А вот мысли ее были совсем не ангельскими. С тех пор, как Хокинг заручился ее помощью, она все чаще впадала в меланхолию. Ее отец с тревогой наблюдал, как она постепенно уходит в себя, как она часами сидит на балконе, мечтательно глядя на джунгли.
Когда он пытался отвлечь ее, она задумчиво улыбалась и говорила:
— Не волнуйся за меня, папа. Я просто задумалась… — Хотя о чем задумалась, никогда не говорила. Старший Сандерсон подозревал, что она и сама не знает.
Он также полагал, и совершенно справедливо, что это связано с визитами Хокинга. Тот в последнее время зачастил, он уводил с собой Ари и никогда не говорил куда и зачем. Дочь тоже не говорила, куда они уходят, и даже раздражалась, когда отец начинал допытываться.
Неудивительно, что директор Сандерсон тоже стал молчаливым. Что бы его ни беспокоило, он молчал, и с болью смотрел, как дочь увядает у него на глазах. Несколько раз он попытался отвлечь Ари разговорами. Но его бурные монологи не помогали. Ари вставала на середине фразы и выходила на балкон, чтобы там сесть, как сейчас, и думать о чем-то своем.
Худшие страхи директора Сандерсона начинали сбываться. Дочь, казалось, проявляла признаки болезни, поразившей ее мать. Смотреть на это было невыносимо.
— Ари, — мягко сказал он, подходя к ней. — О чем ты думаешь, дорогая?
— О, папа... Я не слышала, как ты подошел.
— Я спросил, о чем ты думаешь.
— Так, ни о чем. Я не знаю.
— Но какие-то мысли у тебя есть? Вас вчера долго не было.
На ее губах играла грустная улыбка.
— Да? Извини. Я снова оставила тебя сидеть одного, да?
— Ари, посмотри на меня. — Девушка обратила на отца безразличный взгляд. — Я не хочу, чтобы ты опять ушла с ним, когда он появится.
— Кто, папа?
— Хокинг. Он накладывает на тебя какие-то чары. Крадет твой разум!
— Ну что ты! — Она рассмеялась, и отголоски ее смеха покатились по двору, как капли дождя. — Кому и зачем сдался мой разум? Да и как это может быть?
— Я уже не знаю, что возможно, а что — нет. Но если это не чары, тогда скажи мне, что он делает. Куда вы ходите с ним?
— Никуда не ходим. Там есть какая-то комната… Мы ничего не делаем. Ну, я ему помогаю… да.

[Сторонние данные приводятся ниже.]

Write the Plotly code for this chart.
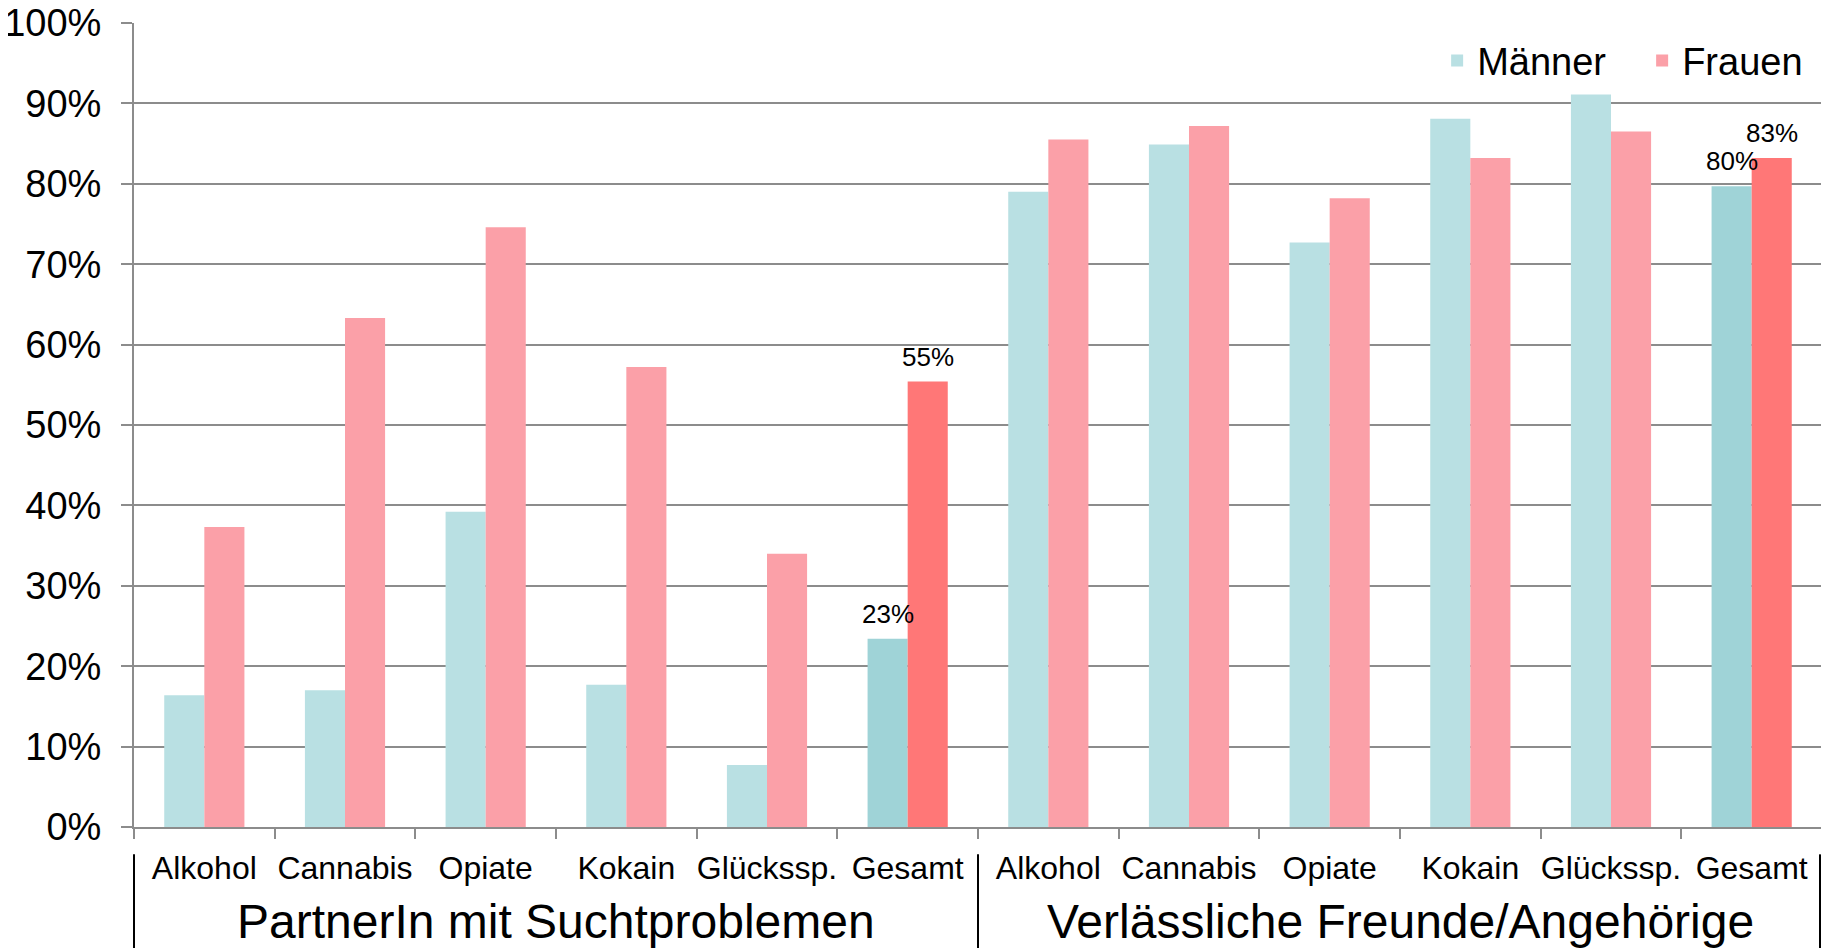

Директор Сандерсон набросился на слова о помощи, как голодный кот на мышь.
— Помогаешь? Кому помогаешь? Чем?
Ари отвела глаза и посмотрела на зеленые холмы, покрытые джунглями.
— Я… помогаю… — Большего она ничего не сказала.
— Ари! Посмотри на меня! Неужели ты не видишь, что с тобой происходит? Ты ничего не помнишь. Как ты можешь кому-то там помогать. И при этом не помнить, что именно ты делаешь? Тебя используют. Ты со временем в овощ превратишься!
Его вспышка вызвала тонкую улыбку на губах Ари. Она поднесла руку к лицу и рассеянно потерла щеку.
— Верно. Иногда я чувствую себя немного странно… — Она отвернулась. Отец взял ее за плечи и вернул к себе.
— Что именно ты чувствуешь? Что ты помнишь? Скажи мне!
— Мне все время хочется спать, я не думаю, моя голова словно ватой набита.
— Ари, — он взял ее за руки, — обещай мне, что больше не пойдешь с ним. Ты должна остановиться, пока не поздно. Обещаешь?
— Хорошо, папа. Если ты хочешь...
— Нет, дорогая. Это не я хочу! Это для тебя нужно, сделай это ради себя. Он уничтожает тебя. Не позволяй ему. Сопротивляйся.
Она неопределенно посмотрела на него; у него не было уверенности, что она его вообще слышит. Тогда он решил зайти с другой стороны.
— Помнишь, ты сказала, что нас скоро спасут? Я тебе поверил.